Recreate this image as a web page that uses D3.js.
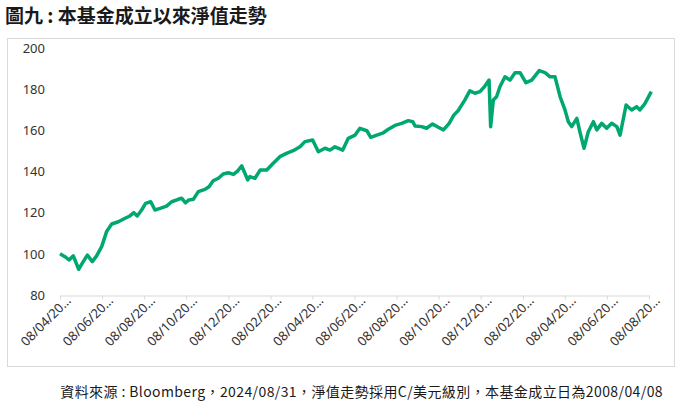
<!DOCTYPE html>
<html>
<head>
<meta charset="utf-8">
<script src="https://cdn.jsdelivr.net/npm/d3@7"></script>
<style>
  body { margin: 0; background: #fff; }
  svg { display: block; font-family: "Noto Sans CJK TC", "Noto Sans", sans-serif; }
</style>
</head>
<body>
<div id="chart"></div>
<script>
// NAV since fund inception
const navDates = [
  '2008-04-08', '2008-05-28', '2008-07-08', '2008-08-21', '2008-10-14', '2008-11-20',
  '2009-01-10', '2009-03-01', '2009-04-14', '2009-06-04', '2009-07-24', '2009-09-14',
  '2009-11-20', '2010-01-27', '2010-03-17', '2010-04-26', '2010-05-30', '2010-07-14',
  '2010-08-23', '2010-10-14', '2010-11-26', '2011-01-17', '2011-03-23', '2011-05-14',
  '2011-07-20', '2011-08-23', '2011-10-02', '2011-11-05', '2011-12-20', '2012-02-08',
  '2012-04-15', '2012-05-26', '2012-07-08', '2012-08-29', '2012-10-17', '2012-12-08',
  '2013-01-29', '2013-03-11', '2013-04-23', '2013-06-23', '2013-07-14', '2013-09-04',
  '2013-10-26', '2014-01-01', '2014-03-08', '2014-05-14', '2014-07-20', '2014-09-26',
  '2014-12-04', '2015-01-23', '2015-04-11', '2015-06-08', '2015-08-14', '2015-10-04',
  '2015-11-23', '2016-02-10', '2016-04-06', '2016-06-14', '2016-08-02', '2016-10-11',
  '2016-11-20', '2017-01-20', '2017-03-27', '2017-05-17', '2017-07-23', '2017-09-29',
  '2017-12-05', '2018-01-19', '2018-02-11', '2018-04-19', '2018-06-08', '2018-08-08',
  '2018-10-05', '2018-11-26', '2019-01-23', '2019-03-11', '2019-04-23', '2019-06-30',
  '2019-08-20', '2019-10-11', '2019-12-01', '2020-01-20', '2020-03-02', '2020-03-18',
  '2020-04-14', '2020-05-17', '2020-06-20', '2020-08-10', '2020-09-30', '2020-11-20',
  '2021-01-10', '2021-03-11', '2021-05-08', '2021-07-23', '2021-09-20', '2021-11-10',
  '2021-12-30', '2022-02-20', '2022-04-10', '2022-05-14', '2022-06-17', '2022-08-08',
  '2022-09-08', '2022-10-20', '2022-12-02', '2023-01-23', '2023-02-26', '2023-04-17',
  '2023-06-06', '2023-07-27', '2023-09-17', '2023-10-20', '2023-12-20', '2024-02-14',
  '2024-04-05', '2024-05-08', '2024-06-29', '2024-08-31'
];

const navValues = [
  100.0, 98.6, 97.0, 99.0, 92.5, 95.5,
  99.4, 96.2, 99.0, 103.5, 110.8, 114.5,
  115.6, 117.3, 118.4, 120.0, 118.4, 121.3,
  124.5, 125.3, 121.3, 122.1, 123.2, 125.3,
  126.5, 127.0, 124.8, 126.2, 126.5, 130.2,
  131.3, 132.6, 135.5, 136.7, 138.8, 139.4,
  138.6, 140.2, 142.7, 135.9, 137.5, 136.7,
  140.7, 140.7, 144.0, 147.2, 148.8, 150.1,
  152.0, 154.5, 155.3, 149.6, 151.3, 150.4,
  152.0, 150.4, 156.1, 157.7, 161.0, 159.8,
  156.6, 157.7, 158.8, 160.5, 162.4, 163.4,
  164.7, 164.2, 162.1, 161.8, 161.0, 163.1,
  161.5, 160.2, 163.4, 167.4, 169.5, 174.7,
  179.2, 178.0, 178.8, 181.5, 184.4, 161.8,
  174.7, 176.3, 181.2, 186.0, 184.4, 188.0,
  188.0, 183.1, 184.4, 189.0, 188.0, 186.0,
  186.0, 176.3, 169.9, 164.2, 161.8, 165.8,
  159.3, 151.3, 159.3, 164.2, 160.2, 163.4,
  161.0, 163.4, 161.8, 157.7, 172.3, 169.9,
  171.5, 169.9, 173.1, 178.8
];

// x-axis ticks every 14 months from inception
const tickDates = [
  '2008-04-08', '2009-06-08', '2010-08-08', '2011-10-08', '2012-12-08',
  '2014-02-08', '2015-04-08', '2016-06-08', '2017-08-08', '2018-10-08',
  '2019-12-08', '2021-02-08', '2022-04-08', '2023-06-08', '2024-08-08'
];

const yTicks = [80, 100, 120, 140, 160, 180, 200];

const titleText = '圖九 : 本基金成立以來淨值走勢';
const sourceText = '資料來源 : Bloomberg，2024/08/31，淨值走勢採用C/美元級別，本基金成立日為2008/04/08';

const width = 682;
const height = 408;
const parse = d3.timeParse('%Y-%m-%d');
const fmt = d3.timeFormat('%d/%m/%Y');

const data = navDates.map((d, i) => ({ date: parse(d), value: navValues[i] }));
const ticks = tickDates.map(parse);

const svg = d3.select('#chart')
  .append('svg')
  .attr('width', width)
  .attr('height', height);

// Title
svg.append('text')
  .attr('x', 5)
  .attr('y', 23)
  .attr('font-size', '19px')
  .attr('font-weight', 'bold')
  .attr('fill', '#1a1a1a')
  .text(titleText);

// Chart frame
svg.append('rect')
  .attr('x', 7.5)
  .attr('y', 38.5)
  .attr('width', 667)
  .attr('height', 328)
  .attr('fill', 'none')
  .attr('stroke', '#d9d9d9');

// Scales
const x = d3.scaleTime()
  .domain([ticks[0], ticks[ticks.length - 1]])
  .range([60, 649]);

const y = d3.scaleLinear()
  .domain([80, 200])
  .range([295, 48]);

// X axis
const xAxis = svg.append('g')
  .attr('transform', 'translate(0,295.5)')
  .call(d3.axisBottom(x)
    .tickValues(ticks)
    .tickSize(4)
    .tickSizeOuter(0)
    .tickFormat(d => fmt(d).slice(0, 8) + '…'));

xAxis.select('.domain').attr('stroke', '#d9d9d9');
xAxis.selectAll('line').attr('stroke', '#d9d9d9');
xAxis.selectAll('text')
  .attr('fill', '#333')
  .attr('font-size', '13px')
  .attr('font-family', '"Noto Sans", sans-serif')
  .attr('text-anchor', 'end')
  .attr('dx', '0.3em')
  .attr('dy', '0.4em')
  .attr('transform', 'rotate(-45)');

// Y axis (labels only)
const yAxis = svg.append('g')
  .attr('transform', 'translate(45,0)')
  .call(d3.axisLeft(y).tickValues(yTicks).tickSize(0).tickPadding(0));

yAxis.select('.domain').remove();
yAxis.selectAll('text')
  .attr('fill', '#333')
  .attr('font-size', '13px')
  .attr('font-family', '"Noto Sans", sans-serif');

// NAV line
const line = d3.line()
  .x(d => x(d.date))
  .y(d => y(d.value));

svg.append('path')
  .datum(data)
  .attr('fill', 'none')
  .attr('stroke', '#00a870')
  .attr('stroke-width', 3.5)
  .attr('stroke-linejoin', 'round')
  .attr('d', line);

// Source note
svg.append('text')
  .attr('x', 663)
  .attr('y', 397)
  .attr('text-anchor', 'end')
  .attr('font-size', '14px')
  .attr('letter-spacing', '0.4px')
  .attr('fill', '#1a1a1a')
  .text(sourceText);
</script>
</body>
</html>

▶ WHAT TO PRODUCE: Repeat the listing verbatim. Skip the pictures.

▶ EXERCISE ANSWER:
Recreate this image as a web page that uses D3.js.
<!DOCTYPE html>
<html>
<head>
<meta charset="utf-8">
<script src="https://cdn.jsdelivr.net/npm/d3@7"></script>
<style>
  body { margin: 0; background: #fff; }
  svg { display: block; font-family: "Noto Sans CJK TC", "Noto Sans", sans-serif; }
</style>
</head>
<body>
<div id="chart"></div>
<script>
// NAV since fund inception
const navDates = [
  '2008-04-08', '2008-05-28', '2008-07-08', '2008-08-21', '2008-10-14', '2008-11-20',
  '2009-01-10', '2009-03-01', '2009-04-14', '2009-06-04', '2009-07-24', '2009-09-14',
  '2009-11-20', '2010-01-27', '2010-03-17', '2010-04-26', '2010-05-30', '2010-07-14',
  '2010-08-23', '2010-10-14', '2010-11-26', '2011-01-17', '2011-03-23', '2011-05-14',
  '2011-07-20', '2011-08-23', '2011-10-02', '2011-11-05', '2011-12-20', '2012-02-08',
  '2012-04-15', '2012-05-26', '2012-07-08', '2012-08-29', '2012-10-17', '2012-12-08',
  '2013-01-29', '2013-03-11', '2013-04-23', '2013-06-23', '2013-07-14', '2013-09-04',
  '2013-10-26', '2014-01-01', '2014-03-08', '2014-05-14', '2014-07-20', '2014-09-26',
  '2014-12-04', '2015-01-23', '2015-04-11', '2015-06-08', '2015-08-14', '2015-10-04',
  '2015-11-23', '2016-02-10', '2016-04-06', '2016-06-14', '2016-08-02', '2016-10-11',
  '2016-11-20', '2017-01-20', '2017-03-27', '2017-05-17', '2017-07-23', '2017-09-29',
  '2017-12-05', '2018-01-19', '2018-02-11', '2018-04-19', '2018-06-08', '2018-08-08',
  '2018-10-05', '2018-11-26', '2019-01-23', '2019-03-11', '2019-04-23', '2019-06-30',
  '2019-08-20', '2019-10-11', '2019-12-01', '2020-01-20', '2020-03-02', '2020-03-18',
  '2020-04-14', '2020-05-17', '2020-06-20', '2020-08-10', '2020-09-30', '2020-11-20',
  '2021-01-10', '2021-03-11', '2021-05-08', '2021-07-23', '2021-09-20', '2021-11-10',
  '2021-12-30', '2022-02-20', '2022-04-10', '2022-05-14', '2022-06-17', '2022-08-08',
  '2022-09-08', '2022-10-20', '2022-12-02', '2023-01-23', '2023-02-26', '2023-04-17',
  '2023-06-06', '2023-07-27', '2023-09-17', '2023-10-20', '2023-12-20', '2024-02-14',
  '2024-04-05', '2024-05-08', '2024-06-29', '2024-08-31'
];

const navValues = [
  100.0, 98.6, 97.0, 99.0, 92.5, 95.5,
  99.4, 96.2, 99.0, 103.5, 110.8, 114.5,
  115.6, 117.3, 118.4, 120.0, 118.4, 121.3,
  124.5, 125.3, 121.3, 122.1, 123.2, 125.3,
  126.5, 127.0, 124.8, 126.2, 126.5, 130.2,
  131.3, 132.6, 135.5, 136.7, 138.8, 139.4,
  138.6, 140.2, 142.7, 135.9, 137.5, 136.7,
  140.7, 140.7, 144.0, 147.2, 148.8, 150.1,
  152.0, 154.5, 155.3, 149.6, 151.3, 150.4,
  152.0, 150.4, 156.1, 157.7, 161.0, 159.8,
  156.6, 157.7, 158.8, 160.5, 162.4, 163.4,
  164.7, 164.2, 162.1, 161.8, 161.0, 163.1,
  161.5, 160.2, 163.4, 167.4, 169.5, 174.7,
  179.2, 178.0, 178.8, 181.5, 184.4, 161.8,
  174.7, 176.3, 181.2, 186.0, 184.4, 188.0,
  188.0, 183.1, 184.4, 189.0, 188.0, 186.0,
  186.0, 176.3, 169.9, 164.2, 161.8, 165.8,
  159.3, 151.3, 159.3, 164.2, 160.2, 163.4,
  161.0, 163.4, 161.8, 157.7, 172.3, 169.9,
  171.5, 169.9, 173.1, 178.8
];

// x-axis ticks every 14 months from inception
const tickDates = [
  '2008-04-08', '2009-06-08', '2010-08-08', '2011-10-08', '2012-12-08',
  '2014-02-08', '2015-04-08', '2016-06-08', '2017-08-08', '2018-10-08',
  '2019-12-08', '2021-02-08', '2022-04-08', '2023-06-08', '2024-08-08'
];

const yTicks = [80, 100, 120, 140, 160, 180, 200];

const titleText = '圖九 : 本基金成立以來淨值走勢';
const sourceText = '資料來源 : Bloomberg，2024/08/31，淨值走勢採用C/美元級別，本基金成立日為2008/04/08';

const width = 682;
const height = 408;
const parse = d3.timeParse('%Y-%m-%d');
const fmt = d3.timeFormat('%d/%m/%Y');

const data = navDates.map((d, i) => ({ date: parse(d), value: navValues[i] }));
const ticks = tickDates.map(parse);

const svg = d3.select('#chart')
  .append('svg')
  .attr('width', width)
  .attr('height', height);

// Title
svg.append('text')
  .attr('x', 5)
  .attr('y', 23)
  .attr('font-size', '19px')
  .attr('font-weight', 'bold')
  .attr('fill', '#1a1a1a')
  .text(titleText);

// Chart frame
svg.append('rect')
  .attr('x', 7.5)
  .attr('y', 38.5)
  .attr('width', 667)
  .attr('height', 328)
  .attr('fill', 'none')
  .attr('stroke', '#d9d9d9');

// Scales
const x = d3.scaleTime()
  .domain([ticks[0], ticks[ticks.length - 1]])
  .range([60, 649]);

const y = d3.scaleLinear()
  .domain([80, 200])
  .range([295, 48]);

// X axis
const xAxis = svg.append('g')
  .attr('transform', 'translate(0,295.5)')
  .call(d3.axisBottom(x)
    .tickValues(ticks)
    .tickSize(4)
    .tickSizeOuter(0)
    .tickFormat(d => fmt(d).slice(0, 8) + '…'));

xAxis.select('.domain').attr('stroke', '#d9d9d9');
xAxis.selectAll('line').attr('stroke', '#d9d9d9');
xAxis.selectAll('text')
  .attr('fill', '#333')
  .attr('font-size', '13px')
  .attr('font-family', '"Noto Sans", sans-serif')
  .attr('text-anchor', 'end')
  .attr('dx', '0.3em')
  .attr('dy', '0.4em')
  .attr('transform', 'rotate(-45)');

// Y axis (labels only)
const yAxis = svg.append('g')
  .attr('transform', 'translate(45,0)')
  .call(d3.axisLeft(y).tickValues(yTicks).tickSize(0).tickPadding(0));

yAxis.select('.domain').remove();
yAxis.selectAll('text')
  .attr('fill', '#333')
  .attr('font-size', '13px')
  .attr('font-family', '"Noto Sans", sans-serif');

// NAV line
const line = d3.line()
  .x(d => x(d.date))
  .y(d => y(d.value));

svg.append('path')
  .datum(data)
  .attr('fill', 'none')
  .attr('stroke', '#00a870')
  .attr('stroke-width', 3.5)
  .attr('stroke-linejoin', 'round')
  .attr('d', line);

// Source note
svg.append('text')
  .attr('x', 663)
  .attr('y', 397)
  .attr('text-anchor', 'end')
  .attr('font-size', '14px')
  .attr('letter-spacing', '0.4px')
  .attr('fill', '#1a1a1a')
  .text(sourceText);
</script>
</body>
</html>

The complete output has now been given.